MEDICAMENTO AINDA NÃO ESTÁ DISPONÍVEL NO SUS
O remédio está disponível para venda em farmácias e aplicação em clínicas médicas. A fabricante está em negociação para uso pelo SUS. “Já avançamos nas conversas com o departamento de DST, Aids e Hepatites Virais do Ministério da Saúde e temos a concordância deles para seguirmos com a submissão para a Conitec (Comissão Nacional de Incorporação de Tecnologias)”, afirma Roberta Correa, diretora da unidade de negócios de HIV da GSK Brasil.
O órgão é responsável por analisar o potencial de incorporação de tratamentos no SUS. De acordo com Correa, a submissão será feita ainda neste mês.
A partir daí, o medicamento passará por uma avaliação técnica e uma defesa pública, em que representantes da indústria, membros do governo e membros de sociedade médica avaliam o valor do medicamento para a saúde pública.
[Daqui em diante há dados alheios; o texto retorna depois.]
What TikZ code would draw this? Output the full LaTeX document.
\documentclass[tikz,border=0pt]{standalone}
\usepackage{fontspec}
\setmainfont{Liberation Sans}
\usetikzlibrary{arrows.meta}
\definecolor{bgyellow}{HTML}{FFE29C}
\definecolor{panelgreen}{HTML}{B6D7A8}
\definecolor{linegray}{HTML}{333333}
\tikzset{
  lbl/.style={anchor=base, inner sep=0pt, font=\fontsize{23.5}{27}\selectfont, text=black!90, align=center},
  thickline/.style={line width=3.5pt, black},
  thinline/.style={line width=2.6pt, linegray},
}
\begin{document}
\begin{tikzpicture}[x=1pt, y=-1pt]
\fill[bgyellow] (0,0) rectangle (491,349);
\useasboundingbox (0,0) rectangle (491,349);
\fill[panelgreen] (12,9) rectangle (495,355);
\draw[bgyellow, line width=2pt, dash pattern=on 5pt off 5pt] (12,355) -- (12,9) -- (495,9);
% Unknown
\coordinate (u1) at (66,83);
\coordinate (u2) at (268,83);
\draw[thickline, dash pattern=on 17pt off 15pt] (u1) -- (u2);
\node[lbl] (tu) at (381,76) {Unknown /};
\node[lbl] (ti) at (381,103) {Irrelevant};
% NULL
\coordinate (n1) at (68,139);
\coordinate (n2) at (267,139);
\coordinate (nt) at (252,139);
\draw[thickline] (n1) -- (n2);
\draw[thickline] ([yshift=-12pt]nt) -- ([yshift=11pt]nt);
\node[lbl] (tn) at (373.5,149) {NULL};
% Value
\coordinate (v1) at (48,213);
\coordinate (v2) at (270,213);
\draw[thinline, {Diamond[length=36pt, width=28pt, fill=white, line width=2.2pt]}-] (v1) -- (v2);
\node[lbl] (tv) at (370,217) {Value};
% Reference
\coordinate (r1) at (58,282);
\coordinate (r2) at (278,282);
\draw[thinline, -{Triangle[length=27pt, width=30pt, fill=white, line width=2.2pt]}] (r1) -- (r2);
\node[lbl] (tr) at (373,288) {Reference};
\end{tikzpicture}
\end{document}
Uma consulta pública também é realizada, até que se decida pela incorporação ou não do medicamento no SUS.
Foram realizados estudos pivotais, sobre segurança e eficácia do medicamento, em diversos países. No continente africano, os testes foram realizados em mulheres cisgênero, grupo com maior incidência de contaminação pelo vírus do HIV na região.
Já em países como Brasil, Estados Unidos, França e Inglaterra, os testes foram realizados em homens cis e mulheres transexuais, grupos com maior prevalência da doença nessas regiões.
“O Brasil foi o país que mais incluiu pessoas no estudo. Isso garante que desde a largada tenhamos profissionais com anos de experiência com o cabotegravir, não só médicos, mas enfermeiros e farmacêuticos também”, afirma Zajdenverg.
De acordo com ele, o principal efeito colateral do medicamento relatado em estudos foi a dor muscular em decorrência da injeção. “Uma ou outra pessoa pode ter um pouco de enjoo, às vezes diarreia, nenhuma medicação é 100% inócua. Mas essa medicação se mostrou com um padrão de segurança muito alto, com um número pequeno de efeitos colaterais ao redor do mundo”, afirma o médico.
Outro medicamento de prevenção ao vírus do HIV injetável é o lenacapavir. Um estudo da farmacêutica Gilead Sciences, publicado em maio avaliou a segurança e duração do medicamento de ação prolongada. Com um princípio ativo diferente do cabotegravir, o medicamento tem um custo mais elevado, com duas doses podendo chegar US$ 44 mil, e ainda não foi registrado pela Anvisa.